The men get their next showing in front of the home crowd on Oct. 25 against RIT.

“The guys are already really looking forward to coming back to playing again here,” Gadowsky said. “That being said, it is nice to get that out of the way and to focus a little more on hockey than all the questions that didn’t revolve around hockey.”

Going a mile high

In addition to adjusting to their first game on the road, and just their third airplane flight as a team, the Nittany Lions will have an added obstacle this weekend — the thinner air of high altitude.

The academy is in Colorado Springs, with an elevation of 7,258 feet for the campus.

“It’s definitely different, so we’re going to have to adjust to it,” junior Max Gardner said. “It’s something we’re going to have to battle through.”

One key for the team’s adjustment will be the pregame skate they take Thursday night after arriving in town.

“That’s a big skate for us,” Jensen said. “You’ve got to kind of adjust to skating up the ice. It is a big difference. If you’ve never played at altitude, you get short on breath, you get tired easier — that pregame skate helps a lot. The first couple shifts, once you get into it you get used to it.”

While playing at high altitude will be a new experience for most of the team, a few players do have experience. Jensen played a game at the academy when he was a freshman at Mercyhurst College, and when Gardner was a freshman at Minnesota, he played across town at Colorado College.

That campus also was where Gadowsky went to school, so he is most familiar how to handle the experience.

He said some opposing teams would dwell on it quite a bit, even bringing oxygen tanks to the bench, but it is more how everyone handles the mental aspect.
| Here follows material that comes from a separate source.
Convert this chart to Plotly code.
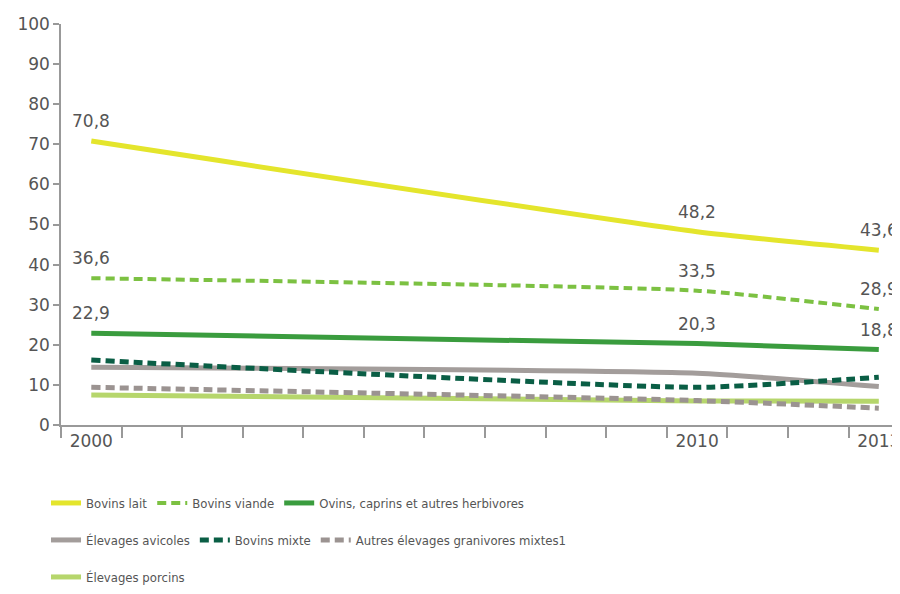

Gadowsky said shifts would not be shortened — no one would be running a stopwatch — but they had to be cognizant of the challenge.
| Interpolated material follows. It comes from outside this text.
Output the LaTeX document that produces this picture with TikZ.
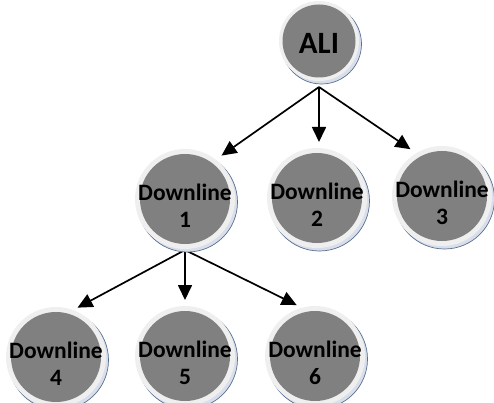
\documentclass[tikz,border=0pt]{standalone}
\usepackage{fontspec}
\setmainfont{Carlito}
\usetikzlibrary{arrows.meta,shadows,calc,backgrounds}
\definecolor{ringc}{HTML}{EFEFEF}
\definecolor{corec}{HTML}{808080}
\definecolor{shadf}{HTML}{D8DFEA}
\definecolor{shadl}{HTML}{5A6F92}
\tikzset{
  ballbase/.style={circle, inner sep=0pt, outer sep=0pt, fill=ringc,
    drop shadow={shadow xshift=2.5pt, shadow yshift=-3pt, fill=shadf, draw=shadl, line width=0.7pt, opacity=1}},
  bigball/.style={ballbase, minimum size=100pt,
    path picture={\fill[corec] (path picture bounding box.center) circle[radius=45pt];}},
  aliball/.style={ballbase, minimum size=80pt,
    path picture={\fill[corec] (path picture bounding box.center) circle[radius=36.5pt];}},
  dtext/.style={align=center, inner sep=0pt, yshift=-7pt, font=\bfseries\fontsize{23.5}{27}\selectfont},
  alitext/.style={inner sep=0pt, yshift=-2pt, font=\bfseries\fontsize{31}{34}\selectfont},
  arr/.style={-{Triangle[length=15pt,width=14pt]}, line width=1.7pt},
}
\begin{document}
\begin{tikzpicture}[x=1pt,y=-1pt]
\useasboundingbox (0,0) rectangle (494,403);
\node[aliball, label={[alitext]center:ALI}] (ali) at (319,41) {};
\node[bigball, label={[dtext]center:{Downline\\1}}] (d1) at (185,199) {};
\node[bigball, label={[dtext]center:{Downline\\2}}] (d2) at (317,198) {};
\node[bigball, label={[dtext]center:{Downline\\3}}] (d3) at (442,196) {};
\node[bigball, label={[dtext]center:{Downline\\4}}] (d4) at (56,357) {};
\node[bigball, label={[dtext]center:{Downline\\5}}] (d5) at (185,356) {};
\node[bigball, label={[dtext]center:{Downline\\6}}] (d6) at (315,356) {};
\coordinate (alib) at ($(ali.south)+(0,6)$);
\coordinate (d1b) at ($(d1.south)+(0,1)$);
\begin{pgfonlayer}{background}
\draw[arr, shorten >=7pt] (alib) -- (d1.52);
\draw[arr, shorten >=6pt] (alib) -- (alib |- d2.north);
\draw[arr, shorten >=7pt] (alib) -- (d3.121);
\draw[arr, shorten >=5pt] (d1b) -- (d4.70);
\draw[arr, shorten >=6pt] (d1b) -- (d1b |- d5.north);
\draw[arr, shorten >=6pt] (d1b) -- (d6.105);
\end{pgfonlayer}
\end{tikzpicture}
\end{document}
“You have to manage your shifts extremely well, but I believe you should do that anyway,” Gadowsky said.

Many players also echoed the same point Tuesday that they had to drink extra fluids before and after arrival, to deal with not only the thinner air but also the drier climate.

McAdam to play

After elegantly dodging the question last week, Gadowsky was less evasive this time about his goalie for this weekend — freshman Eamon McAdam will get his first minutes in goal Friday night.

“I guess I should probably tell him after I tell you guys, he’s going to play Friday night,” Gadowsky said. “He doesn’t know that yet. We want to see him.”
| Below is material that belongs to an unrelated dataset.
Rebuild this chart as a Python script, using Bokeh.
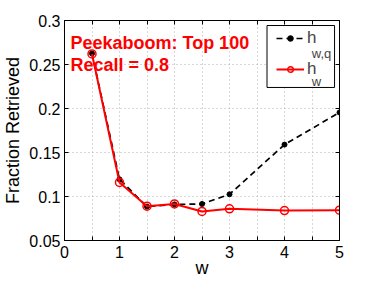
from bokeh.plotting import figure
from bokeh.models import (Legend, LegendItem, Label, FixedTicker, LinearAxis,
                          Range1d, BoxAnnotation)
from bokeh.embed import file_html
from bokeh.resources import INLINE

w = [0.5, 1, 1.5, 2, 2.5, 3, 4, 5]
h_wq = [0.2625, 0.1195, 0.0885, 0.0910, 0.0915, 0.1025, 0.1590, 0.1955]
h_w = [0.2620, 0.1160, 0.0890, 0.0915, 0.0830, 0.0860, 0.0840, 0.0845]
x_ticks = [0, 0.5, 1, 1.5, 2, 2.5, 3, 3.5, 4, 4.5, 5]
y_ticks = [0.05, 0.1, 0.15, 0.2, 0.25, 0.3]
FONT = "Liberation Sans"

p = figure(width=374, height=281, output_backend="svg", toolbar_location=None,
           x_range=Range1d(0, 5), y_range=Range1d(0.05, 0.3),
           min_border_left=62, min_border_right=35, min_border_top=20,
           min_border_bottom=41)
p.outline_line_color = "black"
p.outline_line_width = 1
p.background_fill_color = "white"
p.border_fill_color = "white"

for ax in (p.xaxis, p.yaxis):
    ax.major_label_text_font = FONT
    ax.major_label_text_font_size = "16px"
    ax.major_label_text_color = "black"
    ax.axis_label_text_font = FONT
    ax.axis_label_text_font_size = "18px"
    ax.axis_label_text_font_style = "normal"
    ax.axis_label_text_color = "black"
    ax.major_tick_in = 4
    ax.major_tick_out = 0
    ax.minor_tick_line_color = None
    ax.axis_line_color = "black"

p.xaxis.ticker = FixedTicker(ticks=x_ticks)
p.xaxis.major_label_overrides = {t: ("" if t % 1 else str(int(t))) for t in x_ticks}
p.yaxis.ticker = FixedTicker(ticks=y_ticks)
p.yaxis.major_label_overrides = {0.05: "0.05", 0.1: "0.1", 0.15: "0.15",
                                 0.2: "0.2", 0.25: "0.25", 0.3: "0.3"}
p.xaxis.axis_label = "w"
p.yaxis.axis_label = "Fraction Retrieved"
p.xaxis.major_label_standoff = 5
p.xaxis.axis_label_standoff = -3
p.yaxis.major_label_standoff = 4
p.yaxis.axis_label_standoff = 3

top = LinearAxis(ticker=FixedTicker(ticks=x_ticks), major_label_text_font_size="0px",
                 major_tick_in=4, major_tick_out=0, minor_tick_line_color=None)
right = LinearAxis(ticker=FixedTicker(ticks=y_ticks), major_label_text_font_size="0px",
                   major_tick_in=4, major_tick_out=0, minor_tick_line_color=None)
top.major_label_overrides = {t: "" for t in x_ticks}
right.major_label_overrides = {t: "" for t in y_ticks}
p.add_layout(top, "above")
p.add_layout(right, "right")

p.xgrid.ticker = FixedTicker(ticks=x_ticks)
p.ygrid.ticker = FixedTicker(ticks=y_ticks)
for g in (p.xgrid, p.ygrid):
    g.grid_line_color = "#b0b0b0"
    g.grid_line_dash = "1 3"
    g.grid_line_width = 1

# legend frame (white box drawn over the grid)
p.add_layout(BoxAnnotation(left=3.682, right=4.91, top=0.2943, bottom=0.2239,
                           fill_color="white", fill_alpha=1,
                           line_color="black", line_width=1, line_alpha=1,
                           level="underlay"))

l1 = p.line(w, h_wq, line_color="black", line_width=1.7, line_dash="6 4")
m1 = p.scatter(w, h_wq, size=5, fill_color="black", line_color="black")
l2 = p.line(w, h_w, line_color="#ff0000", line_width=2)
m2 = p.scatter(w, h_w, size=8, fill_color=None, line_color="#ff0000", line_width=1.5)

legend = Legend(items=[LegendItem(label="h", renderers=[l1, m1]),
                       LegendItem(label="h", renderers=[l2, m2])],
                location="top_right")
legend.label_text_font = FONT
legend.label_text_font_size = "17px"
legend.border_line_color = None
legend.background_fill_alpha = 0
legend.glyph_width = 28
legend.glyph_height = 14
legend.label_height = 26
legend.label_width = 27
legend.label_standoff = 3
legend.padding = 3
legend.spacing = 5
legend.margin = 5
p.add_layout(legend)

# legend subscripts
p.add_layout(Label(x=4.495, y=0.2625, text="w,q", text_font=FONT,
                   text_font_size="13px", text_baseline="alphabetic"))
p.add_layout(Label(x=4.495, y=0.2307, text="w", text_font=FONT,
                   text_font_size="13px", text_baseline="alphabetic"))

p.add_layout(Label(x=0.108, y=0.2739, text="Peekaboom: Top 100", text_color="#ff0000",
                   text_font=FONT, text_font_size="18px", text_font_style="bold",
                   text_baseline="alphabetic"))
p.add_layout(Label(x=0.108, y=0.2489, text="Recall = 0.8", text_color="#ff0000",
                   text_font=FONT, text_font_size="18px", text_font_style="bold",
                   text_baseline="alphabetic"))

open("out.html", "w").write(file_html(p, INLINE))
The third-round draft pick of the New York Islanders brought in an extensive resume even before stepping onto campus.

“We’re all anxious to give him opportunities to see that potential that we believe in,” Gadowsky said. “But it’s up to him to show us when he gets the chance.”

McAdam was in the running to start the opener, but ultimately Matthew Skoff’s experience from last season’s big road wins at Michigan State and Wisconsin on national television played a major role.

“Matt Skoff was definitely the right choice for (last) Friday for a couple reasons,” Gadowsky said. “One was how he finished up last year and the extreme confidence the team has in him because of that. … Plus he really did have, we felt as coaches, the best preseason practices.”

Williamson to play

Another Nittany Lion freshman who had his name called in last summer’s NHL Draft, defenseman Mike Williamson, is expected to play this weekend after missing Friday.

Slick ice

One of the great selling points of the Pegula Ice Arena was the new “Jet Ice” system that is supposed to have the fastest ice possible. So, for men who spend a lot of time on ice, is there a difference?

“It’s a great ice surface,” Jensen said. “I’m sure they need to work on some kinks here and there. They’re new in the rink too, so they need to work on some stuff to with the ice, making sure it’s great for us to play on.”

Comparing to other ice arenas, players said they did not notice much of a difference once the ice had been carved up a little — but there was a noticeable improvement from the old home.

“Obviously it’s a huge difference from Greenberg,” Jensen said. “Greenberg isn’t as state-of-the-art as Pegula. It helps a lot too when they have those ice girls coming out and scraping the edges of the rink, get the snow off the ice, but it’s a lot different than Greenberg and easier to make plays.”